- _Dataset extract_:
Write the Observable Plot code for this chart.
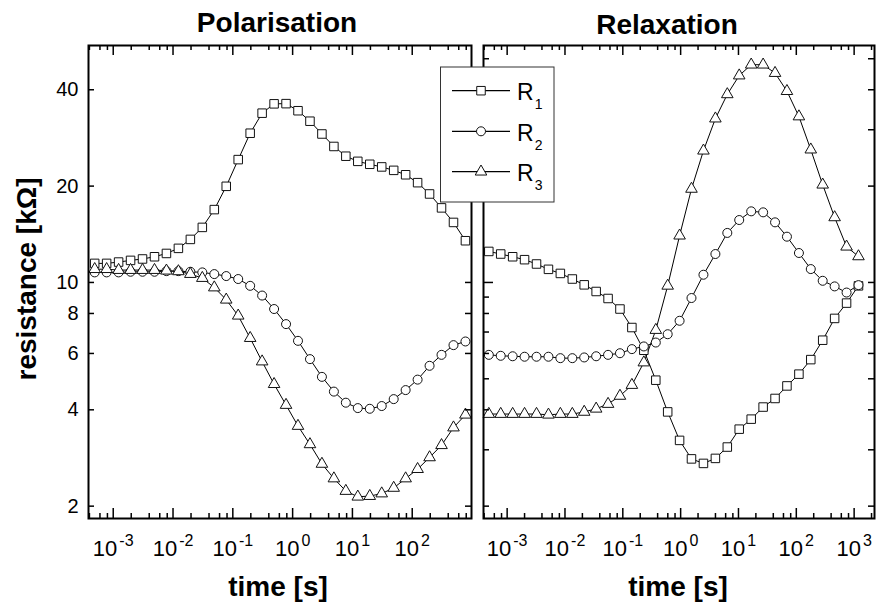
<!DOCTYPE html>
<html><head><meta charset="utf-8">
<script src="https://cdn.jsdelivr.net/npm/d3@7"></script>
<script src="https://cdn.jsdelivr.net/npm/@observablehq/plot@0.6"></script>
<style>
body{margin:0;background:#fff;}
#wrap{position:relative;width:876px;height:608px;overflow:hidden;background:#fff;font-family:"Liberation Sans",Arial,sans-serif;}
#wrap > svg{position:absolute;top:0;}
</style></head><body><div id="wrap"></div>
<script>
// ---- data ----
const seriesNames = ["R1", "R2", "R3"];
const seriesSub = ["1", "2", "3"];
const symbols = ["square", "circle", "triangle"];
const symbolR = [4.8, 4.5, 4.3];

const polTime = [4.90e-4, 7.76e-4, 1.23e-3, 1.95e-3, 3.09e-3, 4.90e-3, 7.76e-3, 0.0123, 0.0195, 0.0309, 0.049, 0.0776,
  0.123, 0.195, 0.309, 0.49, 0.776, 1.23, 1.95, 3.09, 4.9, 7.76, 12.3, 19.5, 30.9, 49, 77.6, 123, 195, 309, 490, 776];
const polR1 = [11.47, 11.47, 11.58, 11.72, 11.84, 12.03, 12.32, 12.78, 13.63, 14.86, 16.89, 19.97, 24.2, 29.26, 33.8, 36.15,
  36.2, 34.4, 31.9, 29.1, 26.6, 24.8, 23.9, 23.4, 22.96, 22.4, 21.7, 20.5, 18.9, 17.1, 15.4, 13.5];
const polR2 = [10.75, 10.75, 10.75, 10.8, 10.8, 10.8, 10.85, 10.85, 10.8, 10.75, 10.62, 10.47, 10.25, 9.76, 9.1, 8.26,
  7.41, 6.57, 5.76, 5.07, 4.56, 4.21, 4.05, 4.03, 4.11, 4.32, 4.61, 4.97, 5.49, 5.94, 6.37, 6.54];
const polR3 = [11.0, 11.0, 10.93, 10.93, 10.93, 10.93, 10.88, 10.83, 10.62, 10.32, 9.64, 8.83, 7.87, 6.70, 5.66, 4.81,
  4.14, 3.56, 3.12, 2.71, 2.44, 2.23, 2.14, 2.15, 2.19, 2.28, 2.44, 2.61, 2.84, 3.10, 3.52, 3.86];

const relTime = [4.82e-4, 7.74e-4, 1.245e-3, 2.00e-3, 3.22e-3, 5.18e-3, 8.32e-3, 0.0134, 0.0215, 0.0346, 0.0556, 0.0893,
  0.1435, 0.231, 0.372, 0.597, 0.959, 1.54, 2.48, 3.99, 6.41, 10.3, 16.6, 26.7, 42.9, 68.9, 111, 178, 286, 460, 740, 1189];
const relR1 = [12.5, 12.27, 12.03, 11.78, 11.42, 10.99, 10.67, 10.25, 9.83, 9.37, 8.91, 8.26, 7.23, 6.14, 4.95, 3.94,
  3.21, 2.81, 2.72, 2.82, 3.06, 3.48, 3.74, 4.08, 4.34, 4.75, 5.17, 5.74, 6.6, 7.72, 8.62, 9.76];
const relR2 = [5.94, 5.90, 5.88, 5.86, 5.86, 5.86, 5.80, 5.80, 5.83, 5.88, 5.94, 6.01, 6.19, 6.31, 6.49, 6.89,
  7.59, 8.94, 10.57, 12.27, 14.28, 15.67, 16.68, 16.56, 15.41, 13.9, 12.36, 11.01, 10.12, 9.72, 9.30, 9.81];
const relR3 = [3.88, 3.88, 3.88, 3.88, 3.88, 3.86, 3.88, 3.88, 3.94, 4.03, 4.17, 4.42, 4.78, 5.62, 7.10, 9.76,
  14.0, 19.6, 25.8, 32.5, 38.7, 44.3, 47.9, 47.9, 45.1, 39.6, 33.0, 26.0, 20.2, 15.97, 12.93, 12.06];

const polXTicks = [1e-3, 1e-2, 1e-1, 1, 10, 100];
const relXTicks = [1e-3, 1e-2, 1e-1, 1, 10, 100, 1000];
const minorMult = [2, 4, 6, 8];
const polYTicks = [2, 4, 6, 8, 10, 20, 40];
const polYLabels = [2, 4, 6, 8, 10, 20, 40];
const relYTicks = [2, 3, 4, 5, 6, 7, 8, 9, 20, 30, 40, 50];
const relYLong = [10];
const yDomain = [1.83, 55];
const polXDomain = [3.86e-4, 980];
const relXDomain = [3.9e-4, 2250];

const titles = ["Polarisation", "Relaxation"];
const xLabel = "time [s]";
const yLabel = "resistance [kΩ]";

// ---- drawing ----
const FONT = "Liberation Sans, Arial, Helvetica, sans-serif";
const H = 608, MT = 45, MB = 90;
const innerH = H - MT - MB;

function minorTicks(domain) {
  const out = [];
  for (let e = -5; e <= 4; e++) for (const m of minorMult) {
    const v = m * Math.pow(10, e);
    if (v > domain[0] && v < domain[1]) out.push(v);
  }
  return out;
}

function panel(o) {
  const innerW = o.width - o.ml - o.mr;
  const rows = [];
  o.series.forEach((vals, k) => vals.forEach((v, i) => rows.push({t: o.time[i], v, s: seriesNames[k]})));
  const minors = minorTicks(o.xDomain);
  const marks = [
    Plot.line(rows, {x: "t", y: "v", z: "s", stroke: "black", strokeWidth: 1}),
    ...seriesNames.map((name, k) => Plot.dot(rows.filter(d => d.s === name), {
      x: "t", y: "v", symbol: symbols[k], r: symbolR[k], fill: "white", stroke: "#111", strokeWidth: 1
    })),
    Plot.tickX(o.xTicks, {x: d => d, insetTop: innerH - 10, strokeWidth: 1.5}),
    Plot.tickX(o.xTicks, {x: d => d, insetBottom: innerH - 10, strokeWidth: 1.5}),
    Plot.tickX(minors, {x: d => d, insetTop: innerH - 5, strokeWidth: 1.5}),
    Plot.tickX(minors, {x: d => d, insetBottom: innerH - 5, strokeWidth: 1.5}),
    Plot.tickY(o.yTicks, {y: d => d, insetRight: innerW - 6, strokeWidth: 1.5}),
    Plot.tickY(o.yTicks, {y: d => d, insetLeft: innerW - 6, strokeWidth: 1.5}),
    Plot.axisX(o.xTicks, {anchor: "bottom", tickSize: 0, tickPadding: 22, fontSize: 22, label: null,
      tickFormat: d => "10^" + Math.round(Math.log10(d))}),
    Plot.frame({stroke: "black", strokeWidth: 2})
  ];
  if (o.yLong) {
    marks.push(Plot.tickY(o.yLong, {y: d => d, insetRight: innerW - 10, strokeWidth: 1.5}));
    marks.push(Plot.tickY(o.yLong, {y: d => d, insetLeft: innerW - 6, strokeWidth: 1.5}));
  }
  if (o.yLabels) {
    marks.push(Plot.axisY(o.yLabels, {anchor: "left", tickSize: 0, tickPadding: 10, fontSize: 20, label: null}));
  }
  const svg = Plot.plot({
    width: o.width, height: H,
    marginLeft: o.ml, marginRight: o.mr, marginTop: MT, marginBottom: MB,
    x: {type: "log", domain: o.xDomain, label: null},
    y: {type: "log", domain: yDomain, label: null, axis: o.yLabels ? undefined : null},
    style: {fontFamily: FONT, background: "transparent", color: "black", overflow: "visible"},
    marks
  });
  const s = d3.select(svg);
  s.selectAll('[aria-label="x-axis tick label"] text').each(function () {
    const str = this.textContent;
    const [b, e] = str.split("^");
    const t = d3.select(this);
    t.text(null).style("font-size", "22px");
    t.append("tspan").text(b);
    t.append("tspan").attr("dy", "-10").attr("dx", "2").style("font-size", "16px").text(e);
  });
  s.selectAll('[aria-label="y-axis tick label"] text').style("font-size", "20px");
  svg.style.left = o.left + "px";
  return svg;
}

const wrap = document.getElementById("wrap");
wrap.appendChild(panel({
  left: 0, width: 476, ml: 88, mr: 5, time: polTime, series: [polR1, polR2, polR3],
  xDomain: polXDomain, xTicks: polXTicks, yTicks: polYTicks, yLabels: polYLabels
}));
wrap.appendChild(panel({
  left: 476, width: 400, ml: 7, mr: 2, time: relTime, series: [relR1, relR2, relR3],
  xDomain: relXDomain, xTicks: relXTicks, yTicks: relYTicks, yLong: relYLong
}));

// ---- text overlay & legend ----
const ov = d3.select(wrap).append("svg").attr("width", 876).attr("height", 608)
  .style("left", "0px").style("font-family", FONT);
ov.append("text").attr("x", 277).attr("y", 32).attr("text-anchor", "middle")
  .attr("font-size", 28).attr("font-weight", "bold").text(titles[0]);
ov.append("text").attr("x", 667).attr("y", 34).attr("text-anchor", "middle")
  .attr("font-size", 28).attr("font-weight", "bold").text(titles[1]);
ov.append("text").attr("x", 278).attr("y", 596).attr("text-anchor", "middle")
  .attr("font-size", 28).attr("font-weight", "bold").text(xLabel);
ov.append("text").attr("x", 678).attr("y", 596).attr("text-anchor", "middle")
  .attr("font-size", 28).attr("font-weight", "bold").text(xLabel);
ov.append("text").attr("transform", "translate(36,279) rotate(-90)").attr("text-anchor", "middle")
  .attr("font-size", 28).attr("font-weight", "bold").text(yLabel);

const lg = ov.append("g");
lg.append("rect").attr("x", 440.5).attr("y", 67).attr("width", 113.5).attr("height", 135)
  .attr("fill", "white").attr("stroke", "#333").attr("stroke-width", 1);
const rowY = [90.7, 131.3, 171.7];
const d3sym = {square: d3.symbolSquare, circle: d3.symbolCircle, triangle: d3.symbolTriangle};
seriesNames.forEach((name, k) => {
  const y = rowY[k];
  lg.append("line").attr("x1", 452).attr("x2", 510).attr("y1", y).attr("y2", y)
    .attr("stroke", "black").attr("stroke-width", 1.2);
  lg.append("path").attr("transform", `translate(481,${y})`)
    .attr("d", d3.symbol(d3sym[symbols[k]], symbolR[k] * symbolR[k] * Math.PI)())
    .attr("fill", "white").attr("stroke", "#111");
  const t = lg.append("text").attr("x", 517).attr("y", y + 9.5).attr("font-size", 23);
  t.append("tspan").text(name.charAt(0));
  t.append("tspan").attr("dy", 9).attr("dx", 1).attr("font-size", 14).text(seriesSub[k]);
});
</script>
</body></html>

- _Set problem_:
Please quote the lines of the material, beginning with the first and ending with the one that contains "const symbolR = [4.8, 4.5, 4.3];", exactly as written and without any pictures.

- _Solution to this task_:
Write the Observable Plot code for this chart.
<!DOCTYPE html>
<html><head><meta charset="utf-8">
<script src="https://cdn.jsdelivr.net/npm/d3@7"></script>
<script src="https://cdn.jsdelivr.net/npm/@observablehq/plot@0.6"></script>
<style>
body{margin:0;background:#fff;}
#wrap{position:relative;width:876px;height:608px;overflow:hidden;background:#fff;font-family:"Liberation Sans",Arial,sans-serif;}
#wrap > svg{position:absolute;top:0;}
</style></head><body><div id="wrap"></div>
<script>
// ---- data ----
const seriesNames = ["R1", "R2", "R3"];
const seriesSub = ["1", "2", "3"];
const symbols = ["square", "circle", "triangle"];
const symbolR = [4.8, 4.5, 4.3];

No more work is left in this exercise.